[Code that draws figures]
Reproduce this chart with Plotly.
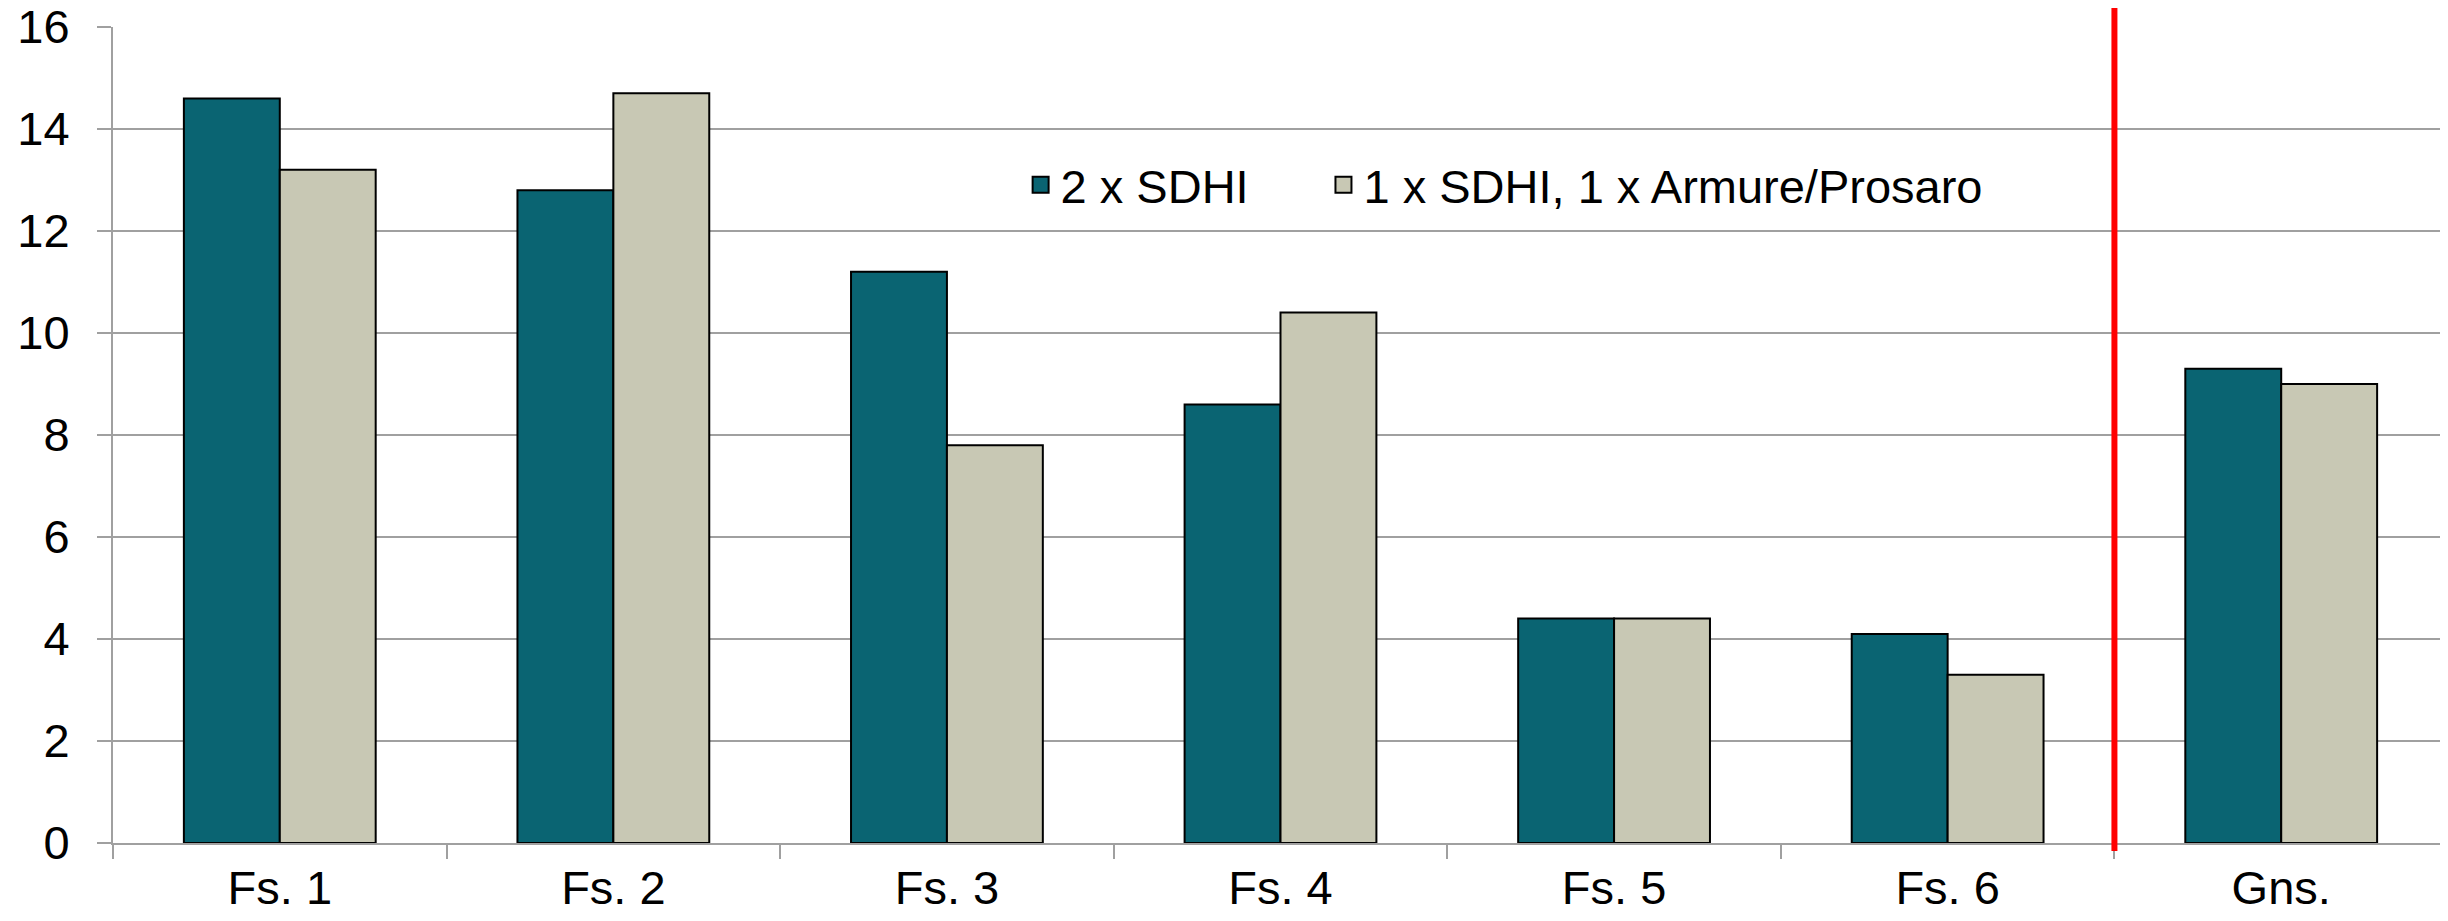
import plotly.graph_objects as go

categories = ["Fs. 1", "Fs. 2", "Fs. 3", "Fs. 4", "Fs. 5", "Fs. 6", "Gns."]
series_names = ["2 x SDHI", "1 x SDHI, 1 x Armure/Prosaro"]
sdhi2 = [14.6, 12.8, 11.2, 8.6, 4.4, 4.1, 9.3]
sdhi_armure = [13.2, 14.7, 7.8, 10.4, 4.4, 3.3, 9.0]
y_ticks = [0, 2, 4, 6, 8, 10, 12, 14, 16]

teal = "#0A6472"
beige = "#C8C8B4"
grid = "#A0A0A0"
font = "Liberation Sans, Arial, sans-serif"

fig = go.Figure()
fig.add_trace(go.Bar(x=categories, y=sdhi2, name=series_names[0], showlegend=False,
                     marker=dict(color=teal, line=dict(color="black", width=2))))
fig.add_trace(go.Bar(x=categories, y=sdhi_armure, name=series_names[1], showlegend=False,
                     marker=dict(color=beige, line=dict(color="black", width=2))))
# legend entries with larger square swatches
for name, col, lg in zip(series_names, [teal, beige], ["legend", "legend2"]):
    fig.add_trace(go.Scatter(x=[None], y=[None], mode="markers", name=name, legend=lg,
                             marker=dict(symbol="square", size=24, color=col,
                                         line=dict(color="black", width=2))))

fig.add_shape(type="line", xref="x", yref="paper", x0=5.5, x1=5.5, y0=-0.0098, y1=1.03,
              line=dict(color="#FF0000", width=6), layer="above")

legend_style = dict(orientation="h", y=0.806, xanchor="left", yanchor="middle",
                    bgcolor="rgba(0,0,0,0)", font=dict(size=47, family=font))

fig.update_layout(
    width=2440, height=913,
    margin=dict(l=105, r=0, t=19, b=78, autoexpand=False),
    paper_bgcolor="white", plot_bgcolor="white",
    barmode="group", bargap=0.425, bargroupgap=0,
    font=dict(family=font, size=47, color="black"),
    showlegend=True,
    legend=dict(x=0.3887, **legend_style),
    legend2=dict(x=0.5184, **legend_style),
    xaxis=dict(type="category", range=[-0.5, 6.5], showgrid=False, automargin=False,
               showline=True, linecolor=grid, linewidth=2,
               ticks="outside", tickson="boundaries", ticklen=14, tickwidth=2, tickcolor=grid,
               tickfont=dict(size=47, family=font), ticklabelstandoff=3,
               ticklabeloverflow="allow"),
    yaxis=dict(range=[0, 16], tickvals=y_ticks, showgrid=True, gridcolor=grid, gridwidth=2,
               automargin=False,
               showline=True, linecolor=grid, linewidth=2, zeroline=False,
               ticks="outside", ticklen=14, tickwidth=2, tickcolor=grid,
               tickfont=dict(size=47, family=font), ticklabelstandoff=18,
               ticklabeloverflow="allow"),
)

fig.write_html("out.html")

---

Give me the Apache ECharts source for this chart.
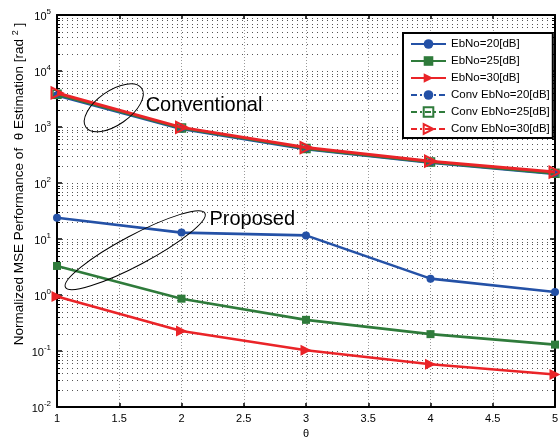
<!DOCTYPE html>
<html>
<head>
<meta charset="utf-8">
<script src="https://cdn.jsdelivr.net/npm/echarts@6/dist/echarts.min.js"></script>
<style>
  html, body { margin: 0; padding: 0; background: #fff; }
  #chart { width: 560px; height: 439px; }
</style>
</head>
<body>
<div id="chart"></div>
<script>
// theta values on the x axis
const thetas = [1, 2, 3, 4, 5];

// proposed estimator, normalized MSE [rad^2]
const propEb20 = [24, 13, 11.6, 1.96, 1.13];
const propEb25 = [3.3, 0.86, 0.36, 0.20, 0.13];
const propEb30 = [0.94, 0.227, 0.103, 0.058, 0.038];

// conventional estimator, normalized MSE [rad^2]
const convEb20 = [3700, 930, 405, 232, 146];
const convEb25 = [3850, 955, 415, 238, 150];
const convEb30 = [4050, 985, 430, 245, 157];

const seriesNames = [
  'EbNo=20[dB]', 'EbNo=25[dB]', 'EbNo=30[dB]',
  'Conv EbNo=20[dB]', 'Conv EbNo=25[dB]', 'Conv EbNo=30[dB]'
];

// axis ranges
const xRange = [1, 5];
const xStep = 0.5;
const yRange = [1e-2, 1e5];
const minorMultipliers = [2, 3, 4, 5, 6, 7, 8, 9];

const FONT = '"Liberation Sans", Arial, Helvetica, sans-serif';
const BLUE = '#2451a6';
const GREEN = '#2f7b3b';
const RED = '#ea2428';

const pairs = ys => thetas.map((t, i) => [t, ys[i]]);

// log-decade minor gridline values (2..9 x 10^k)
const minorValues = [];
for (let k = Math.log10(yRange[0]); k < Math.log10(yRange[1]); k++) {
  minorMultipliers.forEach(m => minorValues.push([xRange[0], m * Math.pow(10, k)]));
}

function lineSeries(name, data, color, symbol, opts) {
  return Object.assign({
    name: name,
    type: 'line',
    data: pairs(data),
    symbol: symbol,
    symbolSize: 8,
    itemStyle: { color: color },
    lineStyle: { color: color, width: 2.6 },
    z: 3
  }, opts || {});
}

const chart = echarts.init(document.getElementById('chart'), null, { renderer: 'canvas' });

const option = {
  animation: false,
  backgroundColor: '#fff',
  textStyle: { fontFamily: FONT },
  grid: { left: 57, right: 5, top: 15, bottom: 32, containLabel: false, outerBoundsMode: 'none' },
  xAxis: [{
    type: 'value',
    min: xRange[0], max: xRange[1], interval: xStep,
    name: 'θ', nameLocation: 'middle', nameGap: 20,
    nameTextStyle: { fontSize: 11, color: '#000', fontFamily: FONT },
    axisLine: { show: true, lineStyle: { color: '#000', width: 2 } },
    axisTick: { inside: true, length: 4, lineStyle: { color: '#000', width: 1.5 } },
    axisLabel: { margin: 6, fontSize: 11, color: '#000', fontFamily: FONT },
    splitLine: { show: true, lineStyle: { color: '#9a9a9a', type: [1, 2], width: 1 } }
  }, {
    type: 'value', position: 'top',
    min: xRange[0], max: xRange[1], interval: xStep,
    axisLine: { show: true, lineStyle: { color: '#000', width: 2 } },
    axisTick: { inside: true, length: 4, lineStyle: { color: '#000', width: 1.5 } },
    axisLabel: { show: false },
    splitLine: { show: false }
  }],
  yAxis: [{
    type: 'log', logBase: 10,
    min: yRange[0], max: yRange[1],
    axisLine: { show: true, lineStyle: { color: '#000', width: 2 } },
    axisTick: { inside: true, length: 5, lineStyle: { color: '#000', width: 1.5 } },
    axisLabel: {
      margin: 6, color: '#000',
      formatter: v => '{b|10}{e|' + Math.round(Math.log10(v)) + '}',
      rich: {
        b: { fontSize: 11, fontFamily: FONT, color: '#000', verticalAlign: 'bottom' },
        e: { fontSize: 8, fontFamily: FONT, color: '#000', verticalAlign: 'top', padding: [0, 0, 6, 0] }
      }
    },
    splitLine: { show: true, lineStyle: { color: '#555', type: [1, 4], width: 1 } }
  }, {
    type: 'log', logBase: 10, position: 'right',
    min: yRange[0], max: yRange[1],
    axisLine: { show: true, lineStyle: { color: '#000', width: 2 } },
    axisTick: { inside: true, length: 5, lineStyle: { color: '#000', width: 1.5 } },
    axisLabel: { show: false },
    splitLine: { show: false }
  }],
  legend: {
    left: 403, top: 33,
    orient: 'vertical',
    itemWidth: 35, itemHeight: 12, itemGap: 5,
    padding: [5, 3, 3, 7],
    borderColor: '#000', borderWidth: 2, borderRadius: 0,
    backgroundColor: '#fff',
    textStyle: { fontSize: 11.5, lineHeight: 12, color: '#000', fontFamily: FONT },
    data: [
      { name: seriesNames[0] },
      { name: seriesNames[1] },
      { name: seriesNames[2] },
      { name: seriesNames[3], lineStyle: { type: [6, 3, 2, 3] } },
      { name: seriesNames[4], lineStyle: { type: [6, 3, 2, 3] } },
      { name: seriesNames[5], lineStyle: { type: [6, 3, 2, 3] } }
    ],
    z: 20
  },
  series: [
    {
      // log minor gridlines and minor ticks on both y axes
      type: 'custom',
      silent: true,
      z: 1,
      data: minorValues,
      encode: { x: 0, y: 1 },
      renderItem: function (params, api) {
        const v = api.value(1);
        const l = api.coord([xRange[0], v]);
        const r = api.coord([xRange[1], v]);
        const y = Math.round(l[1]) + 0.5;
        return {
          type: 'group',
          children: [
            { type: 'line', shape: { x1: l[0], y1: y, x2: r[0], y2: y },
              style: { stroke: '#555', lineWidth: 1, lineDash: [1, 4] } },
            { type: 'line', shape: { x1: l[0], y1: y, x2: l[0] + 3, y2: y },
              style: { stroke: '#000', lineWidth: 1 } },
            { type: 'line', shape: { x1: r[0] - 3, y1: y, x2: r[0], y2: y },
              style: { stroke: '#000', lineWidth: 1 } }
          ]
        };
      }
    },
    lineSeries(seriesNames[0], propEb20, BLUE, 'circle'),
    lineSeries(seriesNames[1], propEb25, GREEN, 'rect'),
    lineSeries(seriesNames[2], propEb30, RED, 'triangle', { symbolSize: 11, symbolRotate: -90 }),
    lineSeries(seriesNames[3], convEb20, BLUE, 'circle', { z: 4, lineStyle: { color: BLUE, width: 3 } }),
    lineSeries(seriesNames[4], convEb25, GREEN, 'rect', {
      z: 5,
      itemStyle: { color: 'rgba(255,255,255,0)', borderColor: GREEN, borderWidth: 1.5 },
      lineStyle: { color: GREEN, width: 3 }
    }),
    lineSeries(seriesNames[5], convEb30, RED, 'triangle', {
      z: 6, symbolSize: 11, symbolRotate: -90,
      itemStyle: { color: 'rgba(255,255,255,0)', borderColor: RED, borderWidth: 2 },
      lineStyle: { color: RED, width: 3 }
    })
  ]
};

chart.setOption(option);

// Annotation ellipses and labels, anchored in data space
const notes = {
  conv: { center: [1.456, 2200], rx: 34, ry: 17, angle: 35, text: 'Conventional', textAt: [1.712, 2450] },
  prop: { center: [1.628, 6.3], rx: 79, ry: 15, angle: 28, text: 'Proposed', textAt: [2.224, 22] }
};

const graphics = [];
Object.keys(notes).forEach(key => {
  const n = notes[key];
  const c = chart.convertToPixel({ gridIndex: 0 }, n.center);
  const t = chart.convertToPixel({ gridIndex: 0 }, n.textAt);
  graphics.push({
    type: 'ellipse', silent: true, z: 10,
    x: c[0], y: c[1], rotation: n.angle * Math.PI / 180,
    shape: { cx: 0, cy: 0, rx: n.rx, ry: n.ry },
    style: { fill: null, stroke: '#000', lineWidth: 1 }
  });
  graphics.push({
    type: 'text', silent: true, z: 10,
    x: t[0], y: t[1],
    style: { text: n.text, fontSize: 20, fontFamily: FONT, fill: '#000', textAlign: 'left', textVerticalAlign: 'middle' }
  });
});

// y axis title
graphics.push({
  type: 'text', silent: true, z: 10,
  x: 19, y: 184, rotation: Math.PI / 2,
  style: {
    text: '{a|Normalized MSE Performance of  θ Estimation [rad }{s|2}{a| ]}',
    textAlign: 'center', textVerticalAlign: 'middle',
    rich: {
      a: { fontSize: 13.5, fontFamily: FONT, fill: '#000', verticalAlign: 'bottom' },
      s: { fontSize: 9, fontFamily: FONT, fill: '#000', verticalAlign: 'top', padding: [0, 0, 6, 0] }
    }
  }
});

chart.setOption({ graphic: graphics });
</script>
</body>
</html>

* * *

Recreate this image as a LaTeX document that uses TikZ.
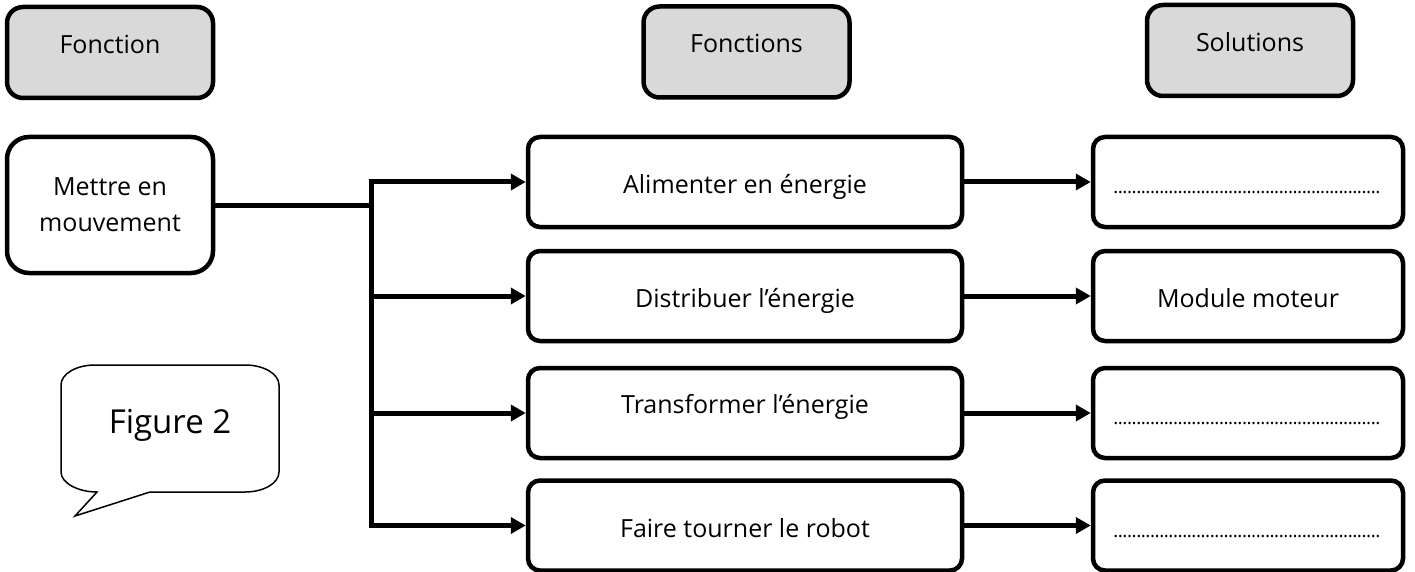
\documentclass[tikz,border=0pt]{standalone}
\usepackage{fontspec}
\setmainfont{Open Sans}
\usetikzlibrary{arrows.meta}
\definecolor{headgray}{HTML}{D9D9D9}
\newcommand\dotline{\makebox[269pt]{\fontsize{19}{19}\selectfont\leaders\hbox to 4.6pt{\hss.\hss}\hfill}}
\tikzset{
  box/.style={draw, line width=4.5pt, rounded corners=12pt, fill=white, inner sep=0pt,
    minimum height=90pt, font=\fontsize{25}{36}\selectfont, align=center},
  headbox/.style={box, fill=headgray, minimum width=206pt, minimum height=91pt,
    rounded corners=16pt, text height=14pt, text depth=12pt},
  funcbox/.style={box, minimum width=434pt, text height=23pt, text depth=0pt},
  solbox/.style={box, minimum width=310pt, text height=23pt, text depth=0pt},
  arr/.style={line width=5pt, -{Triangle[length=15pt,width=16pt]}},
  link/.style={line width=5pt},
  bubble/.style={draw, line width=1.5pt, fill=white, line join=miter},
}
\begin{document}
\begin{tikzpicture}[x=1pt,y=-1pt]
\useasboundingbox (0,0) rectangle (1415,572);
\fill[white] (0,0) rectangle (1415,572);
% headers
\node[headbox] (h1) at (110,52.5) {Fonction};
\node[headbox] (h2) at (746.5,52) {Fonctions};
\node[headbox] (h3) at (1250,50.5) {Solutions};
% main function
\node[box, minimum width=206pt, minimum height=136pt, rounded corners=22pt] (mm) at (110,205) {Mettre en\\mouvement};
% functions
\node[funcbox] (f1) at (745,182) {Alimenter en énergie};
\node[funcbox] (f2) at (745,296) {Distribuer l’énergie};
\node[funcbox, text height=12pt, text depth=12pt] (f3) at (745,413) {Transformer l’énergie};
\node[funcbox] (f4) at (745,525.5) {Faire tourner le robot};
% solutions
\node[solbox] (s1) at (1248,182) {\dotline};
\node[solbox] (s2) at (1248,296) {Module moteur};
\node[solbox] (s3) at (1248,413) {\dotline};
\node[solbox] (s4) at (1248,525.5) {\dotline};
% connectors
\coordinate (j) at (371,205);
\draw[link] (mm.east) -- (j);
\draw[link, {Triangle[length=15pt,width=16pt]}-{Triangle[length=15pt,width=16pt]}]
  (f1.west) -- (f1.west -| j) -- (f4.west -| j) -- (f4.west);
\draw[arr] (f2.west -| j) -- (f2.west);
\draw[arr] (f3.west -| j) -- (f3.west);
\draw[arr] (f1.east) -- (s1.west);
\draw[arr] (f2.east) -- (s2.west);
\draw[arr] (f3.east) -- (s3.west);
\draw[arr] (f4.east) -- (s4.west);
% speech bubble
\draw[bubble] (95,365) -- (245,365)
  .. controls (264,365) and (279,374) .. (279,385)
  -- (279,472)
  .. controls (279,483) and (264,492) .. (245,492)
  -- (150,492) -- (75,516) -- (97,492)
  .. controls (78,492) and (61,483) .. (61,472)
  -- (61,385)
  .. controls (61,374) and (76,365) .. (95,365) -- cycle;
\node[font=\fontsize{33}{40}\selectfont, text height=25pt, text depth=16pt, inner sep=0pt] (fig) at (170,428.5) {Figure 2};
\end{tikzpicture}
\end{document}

▸ Problem to solve
Reproduce each line from the records that contains the word "this".

▸ Reply to the task
Reproduce this chart with Plotly.
Give me the Apache ECharts source for this chart.
Recreate this image as a LaTeX document that uses TikZ.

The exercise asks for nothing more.